Stored records
━━━━

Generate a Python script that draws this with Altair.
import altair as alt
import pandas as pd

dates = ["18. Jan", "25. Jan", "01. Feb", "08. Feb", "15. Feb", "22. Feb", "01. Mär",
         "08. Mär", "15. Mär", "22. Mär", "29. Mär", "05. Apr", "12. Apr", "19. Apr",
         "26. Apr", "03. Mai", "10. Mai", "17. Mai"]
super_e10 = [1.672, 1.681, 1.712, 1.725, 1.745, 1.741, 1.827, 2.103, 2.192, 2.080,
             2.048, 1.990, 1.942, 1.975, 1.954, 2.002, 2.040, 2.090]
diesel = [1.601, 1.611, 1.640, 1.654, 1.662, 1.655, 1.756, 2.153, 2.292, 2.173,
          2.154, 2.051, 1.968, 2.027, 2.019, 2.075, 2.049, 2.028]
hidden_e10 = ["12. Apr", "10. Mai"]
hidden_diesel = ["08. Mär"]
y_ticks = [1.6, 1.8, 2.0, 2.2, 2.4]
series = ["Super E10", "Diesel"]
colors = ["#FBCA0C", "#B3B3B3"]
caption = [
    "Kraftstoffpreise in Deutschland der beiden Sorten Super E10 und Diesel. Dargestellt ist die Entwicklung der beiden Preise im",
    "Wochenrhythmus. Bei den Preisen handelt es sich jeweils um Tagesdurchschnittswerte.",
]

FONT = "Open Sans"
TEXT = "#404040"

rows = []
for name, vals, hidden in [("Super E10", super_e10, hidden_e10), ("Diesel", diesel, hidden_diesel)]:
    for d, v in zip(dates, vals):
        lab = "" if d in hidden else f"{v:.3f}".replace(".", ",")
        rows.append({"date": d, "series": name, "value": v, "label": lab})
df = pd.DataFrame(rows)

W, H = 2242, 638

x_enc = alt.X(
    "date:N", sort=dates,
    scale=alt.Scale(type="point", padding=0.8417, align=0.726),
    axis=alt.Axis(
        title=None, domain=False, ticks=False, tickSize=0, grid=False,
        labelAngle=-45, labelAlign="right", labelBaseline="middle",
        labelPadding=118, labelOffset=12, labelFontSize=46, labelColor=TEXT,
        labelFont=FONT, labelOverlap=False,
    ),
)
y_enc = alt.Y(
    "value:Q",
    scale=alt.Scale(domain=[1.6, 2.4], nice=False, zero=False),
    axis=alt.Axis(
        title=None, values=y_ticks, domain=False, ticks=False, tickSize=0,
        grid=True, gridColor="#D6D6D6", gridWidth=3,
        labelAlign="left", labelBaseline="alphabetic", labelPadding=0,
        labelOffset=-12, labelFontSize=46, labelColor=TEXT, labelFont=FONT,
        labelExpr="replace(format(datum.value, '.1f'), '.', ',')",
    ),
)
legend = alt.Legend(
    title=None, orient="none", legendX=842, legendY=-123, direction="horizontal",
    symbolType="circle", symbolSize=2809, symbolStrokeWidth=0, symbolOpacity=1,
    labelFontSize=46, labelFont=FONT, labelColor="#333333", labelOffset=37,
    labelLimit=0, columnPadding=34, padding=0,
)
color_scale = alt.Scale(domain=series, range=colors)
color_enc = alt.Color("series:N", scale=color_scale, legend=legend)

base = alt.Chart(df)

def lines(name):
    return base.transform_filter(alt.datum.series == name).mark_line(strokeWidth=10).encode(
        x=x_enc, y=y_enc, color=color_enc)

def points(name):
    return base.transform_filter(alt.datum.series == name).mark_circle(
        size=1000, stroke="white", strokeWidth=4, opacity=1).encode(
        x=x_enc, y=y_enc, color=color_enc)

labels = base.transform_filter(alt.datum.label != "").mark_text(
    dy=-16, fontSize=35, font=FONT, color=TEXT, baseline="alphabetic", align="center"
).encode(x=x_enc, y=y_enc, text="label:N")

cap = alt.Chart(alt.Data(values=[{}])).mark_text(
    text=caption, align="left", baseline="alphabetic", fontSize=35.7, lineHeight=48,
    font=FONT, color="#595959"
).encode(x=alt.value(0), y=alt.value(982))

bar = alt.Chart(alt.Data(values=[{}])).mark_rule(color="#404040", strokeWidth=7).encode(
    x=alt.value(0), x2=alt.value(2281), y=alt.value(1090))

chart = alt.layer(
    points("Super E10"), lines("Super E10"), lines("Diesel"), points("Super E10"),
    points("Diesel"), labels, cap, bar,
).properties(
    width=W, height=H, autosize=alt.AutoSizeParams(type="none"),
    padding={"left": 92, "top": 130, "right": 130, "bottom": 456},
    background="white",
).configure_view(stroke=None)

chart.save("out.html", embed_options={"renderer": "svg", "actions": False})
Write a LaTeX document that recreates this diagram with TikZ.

━━━━

REQUIRED WORK ->
Transcribe each entry exactly.

SOLUTION FOR THIS TASK ->
Generate a Python script that draws this with Altair.
import altair as alt
import pandas as pd

dates = ["18. Jan", "25. Jan", "01. Feb", "08. Feb", "15. Feb", "22. Feb", "01. Mär",
         "08. Mär", "15. Mär", "22. Mär", "29. Mär", "05. Apr", "12. Apr", "19. Apr",
         "26. Apr", "03. Mai", "10. Mai", "17. Mai"]
super_e10 = [1.672, 1.681, 1.712, 1.725, 1.745, 1.741, 1.827, 2.103, 2.192, 2.080,
             2.048, 1.990, 1.942, 1.975, 1.954, 2.002, 2.040, 2.090]
diesel = [1.601, 1.611, 1.640, 1.654, 1.662, 1.655, 1.756, 2.153, 2.292, 2.173,
          2.154, 2.051, 1.968, 2.027, 2.019, 2.075, 2.049, 2.028]
hidden_e10 = ["12. Apr", "10. Mai"]
hidden_diesel = ["08. Mär"]
y_ticks = [1.6, 1.8, 2.0, 2.2, 2.4]
series = ["Super E10", "Diesel"]
colors = ["#FBCA0C", "#B3B3B3"]
caption = [
    "Kraftstoffpreise in Deutschland der beiden Sorten Super E10 und Diesel. Dargestellt ist die Entwicklung der beiden Preise im",
    "Wochenrhythmus. Bei den Preisen handelt es sich jeweils um Tagesdurchschnittswerte.",
]

FONT = "Open Sans"
TEXT = "#404040"

rows = []
for name, vals, hidden in [("Super E10", super_e10, hidden_e10), ("Diesel", diesel, hidden_diesel)]:
    for d, v in zip(dates, vals):
        lab = "" if d in hidden else f"{v:.3f}".replace(".", ",")
        rows.append({"date": d, "series": name, "value": v, "label": lab})
df = pd.DataFrame(rows)

W, H = 2242, 638

x_enc = alt.X(
    "date:N", sort=dates,
    scale=alt.Scale(type="point", padding=0.8417, align=0.726),
    axis=alt.Axis(
        title=None, domain=False, ticks=False, tickSize=0, grid=False,
        labelAngle=-45, labelAlign="right", labelBaseline="middle",
        labelPadding=118, labelOffset=12, labelFontSize=46, labelColor=TEXT,
        labelFont=FONT, labelOverlap=False,
    ),
)
y_enc = alt.Y(
    "value:Q",
    scale=alt.Scale(domain=[1.6, 2.4], nice=False, zero=False),
    axis=alt.Axis(
        title=None, values=y_ticks, domain=False, ticks=False, tickSize=0,
        grid=True, gridColor="#D6D6D6", gridWidth=3,
        labelAlign="left", labelBaseline="alphabetic", labelPadding=0,
        labelOffset=-12, labelFontSize=46, labelColor=TEXT, labelFont=FONT,
        labelExpr="replace(format(datum.value, '.1f'), '.', ',')",
    ),
)
legend = alt.Legend(
    title=None, orient="none", legendX=842, legendY=-123, direction="horizontal",
    symbolType="circle", symbolSize=2809, symbolStrokeWidth=0, symbolOpacity=1,
    labelFontSize=46, labelFont=FONT, labelColor="#333333", labelOffset=37,
    labelLimit=0, columnPadding=34, padding=0,
)
color_scale = alt.Scale(domain=series, range=colors)
color_enc = alt.Color("series:N", scale=color_scale, legend=legend)

base = alt.Chart(df)

def lines(name):
    return base.transform_filter(alt.datum.series == name).mark_line(strokeWidth=10).encode(
        x=x_enc, y=y_enc, color=color_enc)

def points(name):
    return base.transform_filter(alt.datum.series == name).mark_circle(
        size=1000, stroke="white", strokeWidth=4, opacity=1).encode(
        x=x_enc, y=y_enc, color=color_enc)

labels = base.transform_filter(alt.datum.label != "").mark_text(
    dy=-16, fontSize=35, font=FONT, color=TEXT, baseline="alphabetic", align="center"
).encode(x=x_enc, y=y_enc, text="label:N")

cap = alt.Chart(alt.Data(values=[{}])).mark_text(
    text=caption, align="left", baseline="alphabetic", fontSize=35.7, lineHeight=48,
    font=FONT, color="#595959"
).encode(x=alt.value(0), y=alt.value(982))

bar = alt.Chart(alt.Data(values=[{}])).mark_rule(color="#404040", strokeWidth=7).encode(
    x=alt.value(0), x2=alt.value(2281), y=alt.value(1090))

chart = alt.layer(
    points("Super E10"), lines("Super E10"), lines("Diesel"), points("Super E10"),
    points("Diesel"), labels, cap, bar,
).properties(
    width=W, height=H, autosize=alt.AutoSizeParams(type="none"),
    padding={"left": 92, "top": 130, "right": 130, "bottom": 456},
    background="white",
).configure_view(stroke=None)

chart.save("out.html", embed_options={"renderer": "svg", "actions": False})
Write a LaTeX document that recreates this diagram with TikZ.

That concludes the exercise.